When you use a router for accessing the internet, your entire web activity goes through it. And there are people, on the other hand, ready to capture it. Sometimes, they are also prepared to monetize it or interrupt it.
So, you cannot stop using the internet; you cannot exclude the router from the network; you cannot stop the information from passing through the router. What is the solution here?
Does your internet router collect data?
Yes, the internet router collects data daily, no matter which brand it is. The router is designed to collect and store information to be used for website optimization, marketing, and analysis purposes.
Big brands like Netgear, TP-Link, Asus, D-Link, etc., capture user data for marketing purposes. Some of the prime aspects that these brands collect are location data, websites visited, and other personal data identifiers.
While this may not seem like a big issue, the concern lies in the fact that the router companies can share this data with third parties. Your Internet Service Provider is one such entity that has access to your router and all the data passing through it. And in some countries, these companies can share or sell information about their users. Furthermore, there might be limited options for disabling such practices.
All the brands listed above share user data with third parties. Some claim that those third parties are in-house. It means that they have control over the fact that they do not use it unethically. However, some may share the data with unassociated third parties. These parties can use your data in questionable ways.
Do privacy policies help?
Whenever you install software on your device, it pokes you to accept some of its terms and conditions. Though we don’t take much time to tap on the “I Agree,” it can become dangerous if you don’t read them carefully.
As they are tough to comprehend in one go, you may end up with more questions than answers. Some manufacturers have taken steps to improve their privacy policies by presenting them in a summarized form. But to understand it better, you must read the entire piece. So, privacy policies may not help you much.
How can you keep your data safe?
Now you know that routers collect your data and can be shared with third parties. Though no one can know who possesses their data, you can put some methods in place to keep your mind at ease.
Most router brands do not provide this feature; there are some that do. If you want to keep your data safe, you should opt-out of data sharing. When you disable this feature, the router will stop collecting data daily.
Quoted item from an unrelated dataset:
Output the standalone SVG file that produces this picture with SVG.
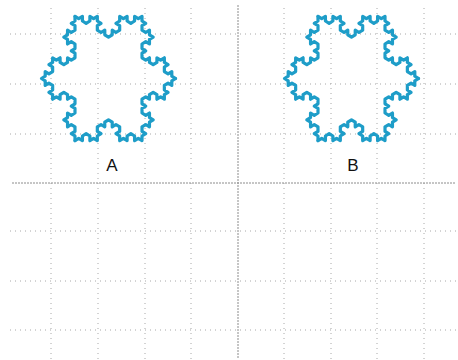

One way to minimize the information ISPs learn about you is to encrypt your internet traffic. It means that they won’t be able to read the details about your activities. The easiest way to do this is to use a Virtual Private Network.
It is essentially a program allowing users to reroute their traffic through remote servers. Additionally, it masks IP addresses, which could serve to bypass certain geo-blocks. So, download VPN apps if you wish to keep your activities a secret, especially if your ISPs tend to throttle (slow down) connections.
Though your router collects data, you can take some steps to ensure your data is safe. One of the first steps is to look for ways to opt-out of having your data shared with third parties. It guarantees that fewer companies will receive information about users’ activities. The second option is to hide your activities. We suggest pairing a Virtual Private Network with incognito modes and privacy-focused browsers for the best results.